Exercise description:
Sort through the entries below and pull out lines containing the word "that".

Records provided:
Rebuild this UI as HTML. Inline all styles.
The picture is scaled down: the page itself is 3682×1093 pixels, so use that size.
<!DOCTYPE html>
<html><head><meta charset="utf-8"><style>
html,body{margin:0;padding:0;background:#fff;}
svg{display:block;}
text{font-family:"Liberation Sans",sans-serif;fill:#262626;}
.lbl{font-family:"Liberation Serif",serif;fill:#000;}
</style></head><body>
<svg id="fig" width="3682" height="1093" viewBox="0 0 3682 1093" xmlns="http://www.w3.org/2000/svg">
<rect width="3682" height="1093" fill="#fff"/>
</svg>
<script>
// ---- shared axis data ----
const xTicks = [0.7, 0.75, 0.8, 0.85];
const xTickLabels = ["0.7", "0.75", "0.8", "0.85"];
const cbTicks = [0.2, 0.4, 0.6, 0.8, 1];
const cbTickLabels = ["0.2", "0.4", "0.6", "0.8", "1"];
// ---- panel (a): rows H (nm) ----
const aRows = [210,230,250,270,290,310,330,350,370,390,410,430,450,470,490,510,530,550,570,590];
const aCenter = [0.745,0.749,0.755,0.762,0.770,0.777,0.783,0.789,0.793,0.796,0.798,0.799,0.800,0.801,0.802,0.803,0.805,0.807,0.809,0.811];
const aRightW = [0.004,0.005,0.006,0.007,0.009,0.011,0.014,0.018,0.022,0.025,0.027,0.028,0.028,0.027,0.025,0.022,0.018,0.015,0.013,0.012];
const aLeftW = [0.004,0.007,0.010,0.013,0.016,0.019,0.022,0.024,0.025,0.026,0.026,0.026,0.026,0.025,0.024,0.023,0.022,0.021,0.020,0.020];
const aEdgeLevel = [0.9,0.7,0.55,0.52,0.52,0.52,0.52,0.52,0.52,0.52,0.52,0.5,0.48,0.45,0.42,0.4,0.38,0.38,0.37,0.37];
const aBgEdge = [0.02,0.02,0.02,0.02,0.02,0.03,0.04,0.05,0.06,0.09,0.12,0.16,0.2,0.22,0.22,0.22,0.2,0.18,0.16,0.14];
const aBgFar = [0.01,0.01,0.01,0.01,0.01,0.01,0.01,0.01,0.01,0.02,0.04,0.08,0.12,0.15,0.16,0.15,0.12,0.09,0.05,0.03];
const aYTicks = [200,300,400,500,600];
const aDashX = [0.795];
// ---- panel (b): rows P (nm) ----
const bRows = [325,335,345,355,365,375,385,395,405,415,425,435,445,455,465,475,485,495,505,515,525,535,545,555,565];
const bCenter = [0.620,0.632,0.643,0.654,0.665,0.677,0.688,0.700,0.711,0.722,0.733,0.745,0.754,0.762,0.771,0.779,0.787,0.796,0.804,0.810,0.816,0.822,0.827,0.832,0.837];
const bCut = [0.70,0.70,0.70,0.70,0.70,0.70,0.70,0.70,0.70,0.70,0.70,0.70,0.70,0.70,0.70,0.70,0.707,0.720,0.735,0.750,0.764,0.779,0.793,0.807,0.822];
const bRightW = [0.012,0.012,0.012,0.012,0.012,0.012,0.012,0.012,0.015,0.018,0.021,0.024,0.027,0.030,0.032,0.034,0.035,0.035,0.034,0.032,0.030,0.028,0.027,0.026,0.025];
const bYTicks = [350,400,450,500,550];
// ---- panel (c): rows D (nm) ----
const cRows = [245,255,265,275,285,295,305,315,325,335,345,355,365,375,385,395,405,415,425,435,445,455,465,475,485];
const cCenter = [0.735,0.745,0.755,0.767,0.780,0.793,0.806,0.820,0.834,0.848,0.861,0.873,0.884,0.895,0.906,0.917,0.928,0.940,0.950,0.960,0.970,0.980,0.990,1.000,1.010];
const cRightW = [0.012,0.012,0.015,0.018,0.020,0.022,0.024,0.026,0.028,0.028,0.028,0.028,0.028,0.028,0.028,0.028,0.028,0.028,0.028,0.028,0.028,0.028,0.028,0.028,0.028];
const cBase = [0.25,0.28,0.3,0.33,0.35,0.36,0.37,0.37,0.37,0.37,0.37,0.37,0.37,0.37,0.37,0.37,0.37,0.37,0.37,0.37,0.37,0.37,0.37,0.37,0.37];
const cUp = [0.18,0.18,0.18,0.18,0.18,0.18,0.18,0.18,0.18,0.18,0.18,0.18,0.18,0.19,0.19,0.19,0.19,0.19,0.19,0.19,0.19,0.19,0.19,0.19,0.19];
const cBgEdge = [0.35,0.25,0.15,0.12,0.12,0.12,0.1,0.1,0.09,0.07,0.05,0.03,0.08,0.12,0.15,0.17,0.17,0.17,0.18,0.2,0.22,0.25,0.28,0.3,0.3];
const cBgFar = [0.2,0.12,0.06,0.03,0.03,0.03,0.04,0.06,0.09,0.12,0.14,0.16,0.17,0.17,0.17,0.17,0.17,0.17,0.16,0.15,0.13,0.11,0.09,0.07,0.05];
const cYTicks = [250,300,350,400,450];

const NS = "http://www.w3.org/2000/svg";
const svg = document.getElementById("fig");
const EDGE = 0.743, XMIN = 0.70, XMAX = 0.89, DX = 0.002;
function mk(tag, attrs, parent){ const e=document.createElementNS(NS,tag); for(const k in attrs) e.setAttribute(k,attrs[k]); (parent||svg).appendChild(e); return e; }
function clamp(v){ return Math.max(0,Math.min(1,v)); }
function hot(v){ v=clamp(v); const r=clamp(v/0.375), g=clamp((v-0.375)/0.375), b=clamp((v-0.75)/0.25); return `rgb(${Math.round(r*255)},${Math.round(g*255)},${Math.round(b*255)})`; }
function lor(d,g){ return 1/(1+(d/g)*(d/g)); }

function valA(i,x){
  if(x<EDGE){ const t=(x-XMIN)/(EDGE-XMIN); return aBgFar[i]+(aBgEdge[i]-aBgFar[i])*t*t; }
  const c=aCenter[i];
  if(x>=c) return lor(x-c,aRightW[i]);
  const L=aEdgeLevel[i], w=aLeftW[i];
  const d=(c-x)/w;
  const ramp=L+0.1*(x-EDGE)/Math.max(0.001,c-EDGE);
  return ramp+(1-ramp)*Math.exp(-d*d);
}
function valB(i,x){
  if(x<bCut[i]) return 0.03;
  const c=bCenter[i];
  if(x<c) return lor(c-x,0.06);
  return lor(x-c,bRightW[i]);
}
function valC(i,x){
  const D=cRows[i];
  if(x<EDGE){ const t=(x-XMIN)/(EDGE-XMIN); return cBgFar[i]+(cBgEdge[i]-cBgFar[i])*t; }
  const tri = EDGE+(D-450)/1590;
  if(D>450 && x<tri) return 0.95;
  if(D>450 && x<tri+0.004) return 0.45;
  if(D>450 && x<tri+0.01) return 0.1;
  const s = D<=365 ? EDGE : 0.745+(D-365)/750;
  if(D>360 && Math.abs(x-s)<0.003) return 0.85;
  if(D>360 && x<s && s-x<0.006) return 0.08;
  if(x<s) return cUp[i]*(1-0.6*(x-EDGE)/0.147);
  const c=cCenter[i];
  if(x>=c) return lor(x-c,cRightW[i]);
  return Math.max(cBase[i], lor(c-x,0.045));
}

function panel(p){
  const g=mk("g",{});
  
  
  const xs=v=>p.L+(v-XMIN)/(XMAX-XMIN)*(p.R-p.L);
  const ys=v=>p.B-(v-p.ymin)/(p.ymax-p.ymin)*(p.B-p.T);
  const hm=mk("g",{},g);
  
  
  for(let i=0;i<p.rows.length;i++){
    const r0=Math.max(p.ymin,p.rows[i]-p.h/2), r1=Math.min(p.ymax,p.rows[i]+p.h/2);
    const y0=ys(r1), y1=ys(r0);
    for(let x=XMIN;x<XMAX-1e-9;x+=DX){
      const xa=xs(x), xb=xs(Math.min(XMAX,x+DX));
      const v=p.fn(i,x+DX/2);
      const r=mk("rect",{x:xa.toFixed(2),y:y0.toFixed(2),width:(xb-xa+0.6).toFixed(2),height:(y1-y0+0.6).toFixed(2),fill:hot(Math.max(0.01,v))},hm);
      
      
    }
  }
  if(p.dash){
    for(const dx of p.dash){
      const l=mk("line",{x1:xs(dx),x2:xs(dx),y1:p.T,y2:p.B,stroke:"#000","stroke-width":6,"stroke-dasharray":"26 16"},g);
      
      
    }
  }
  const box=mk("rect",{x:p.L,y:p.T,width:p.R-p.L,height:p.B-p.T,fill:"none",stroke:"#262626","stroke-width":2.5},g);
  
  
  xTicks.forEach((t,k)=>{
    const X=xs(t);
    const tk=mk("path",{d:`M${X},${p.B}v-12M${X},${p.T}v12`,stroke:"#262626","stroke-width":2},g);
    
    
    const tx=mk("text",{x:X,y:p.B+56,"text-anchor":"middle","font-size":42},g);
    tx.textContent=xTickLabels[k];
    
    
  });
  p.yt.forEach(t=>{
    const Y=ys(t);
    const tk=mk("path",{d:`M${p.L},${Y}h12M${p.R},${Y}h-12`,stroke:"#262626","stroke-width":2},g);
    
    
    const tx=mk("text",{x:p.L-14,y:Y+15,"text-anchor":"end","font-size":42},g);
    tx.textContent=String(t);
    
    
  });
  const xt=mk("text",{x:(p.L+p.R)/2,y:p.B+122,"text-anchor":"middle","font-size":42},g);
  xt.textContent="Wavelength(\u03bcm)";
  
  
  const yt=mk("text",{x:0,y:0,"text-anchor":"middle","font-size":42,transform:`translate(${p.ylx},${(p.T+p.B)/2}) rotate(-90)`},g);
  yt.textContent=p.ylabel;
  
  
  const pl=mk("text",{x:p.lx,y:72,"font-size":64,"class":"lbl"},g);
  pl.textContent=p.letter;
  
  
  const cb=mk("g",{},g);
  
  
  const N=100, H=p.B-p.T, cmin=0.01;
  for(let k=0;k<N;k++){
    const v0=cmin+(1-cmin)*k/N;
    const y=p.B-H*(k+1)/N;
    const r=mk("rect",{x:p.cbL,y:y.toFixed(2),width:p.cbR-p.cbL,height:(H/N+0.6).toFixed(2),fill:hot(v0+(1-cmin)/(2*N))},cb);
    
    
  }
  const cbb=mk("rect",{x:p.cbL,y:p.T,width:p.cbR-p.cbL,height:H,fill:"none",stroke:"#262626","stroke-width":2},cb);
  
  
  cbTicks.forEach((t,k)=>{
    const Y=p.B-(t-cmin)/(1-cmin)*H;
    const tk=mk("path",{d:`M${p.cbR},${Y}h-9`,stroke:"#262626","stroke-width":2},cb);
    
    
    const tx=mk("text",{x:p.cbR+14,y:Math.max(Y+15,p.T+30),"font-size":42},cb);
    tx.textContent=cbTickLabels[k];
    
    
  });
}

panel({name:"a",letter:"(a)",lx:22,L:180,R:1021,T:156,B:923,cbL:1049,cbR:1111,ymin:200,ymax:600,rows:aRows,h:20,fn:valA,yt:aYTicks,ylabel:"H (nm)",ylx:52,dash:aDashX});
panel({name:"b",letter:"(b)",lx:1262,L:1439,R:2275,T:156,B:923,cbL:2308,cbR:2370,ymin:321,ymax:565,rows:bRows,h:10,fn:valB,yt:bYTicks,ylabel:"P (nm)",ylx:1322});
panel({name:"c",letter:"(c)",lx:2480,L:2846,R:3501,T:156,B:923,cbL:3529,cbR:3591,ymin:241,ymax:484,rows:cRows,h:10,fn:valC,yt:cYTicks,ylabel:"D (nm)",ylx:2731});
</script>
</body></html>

---

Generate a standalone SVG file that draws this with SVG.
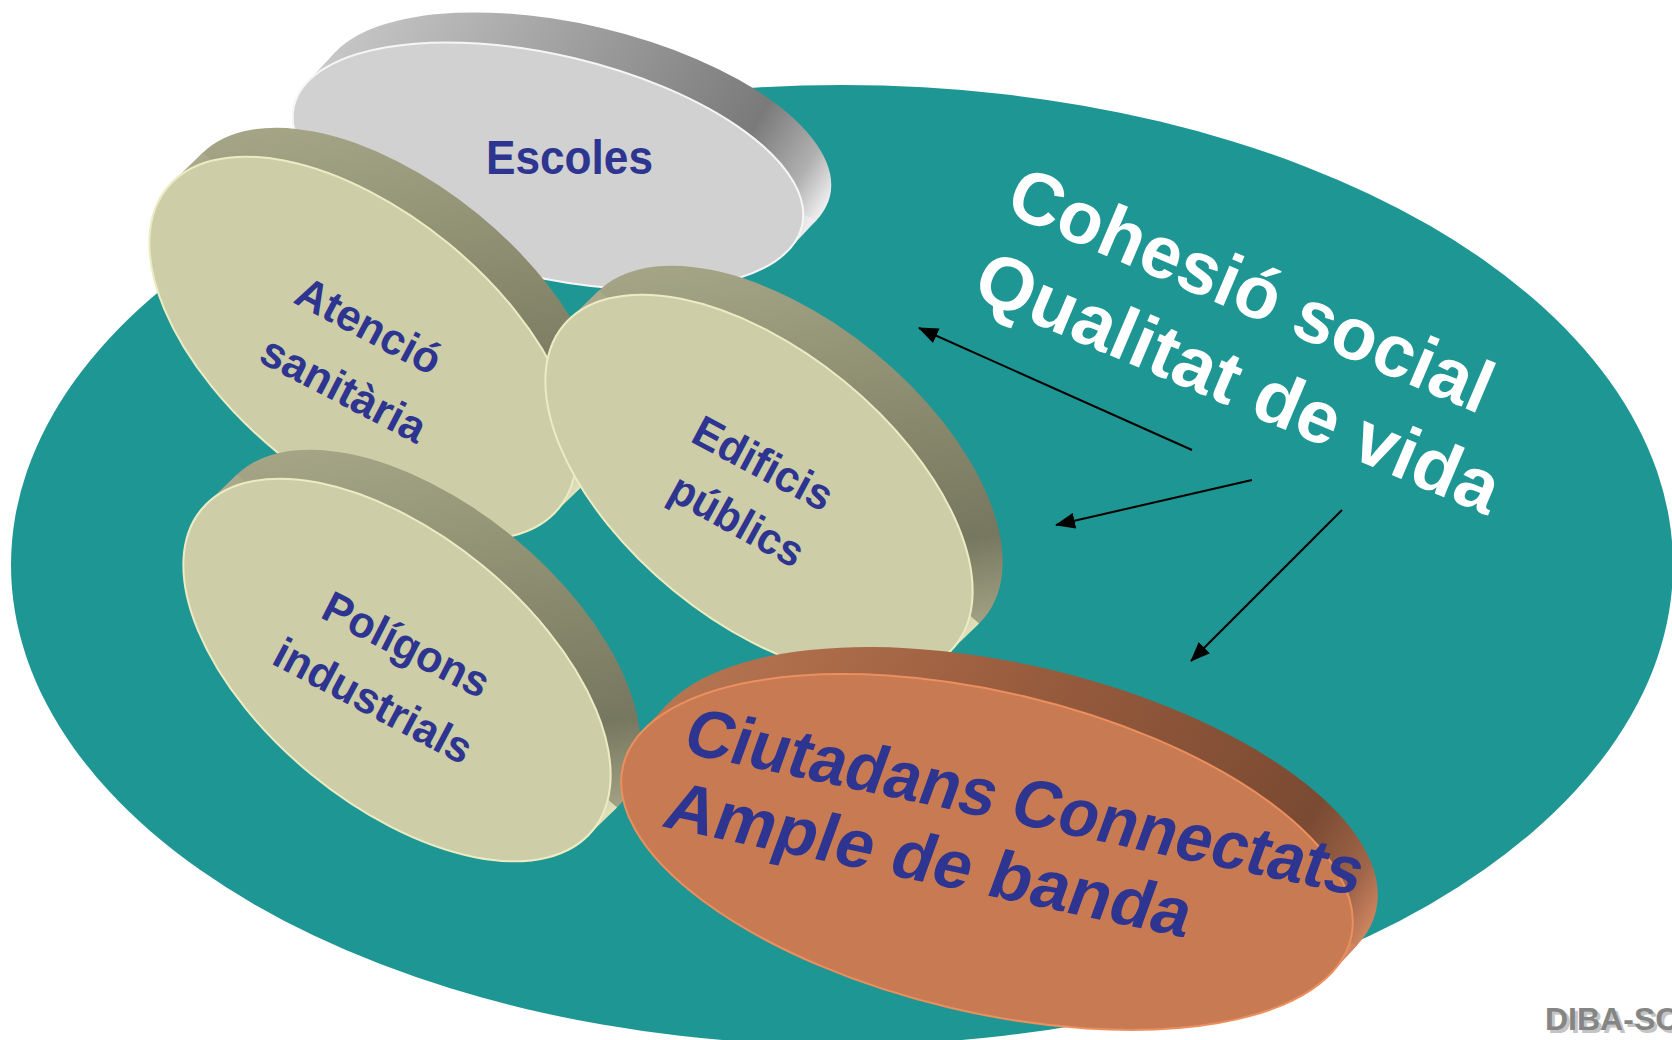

Solution to this exercise:
The picture is scaled down: the page itself is 3682×1093 pixels, so use that size.
Generate a standalone SVG file that draws this with SVG.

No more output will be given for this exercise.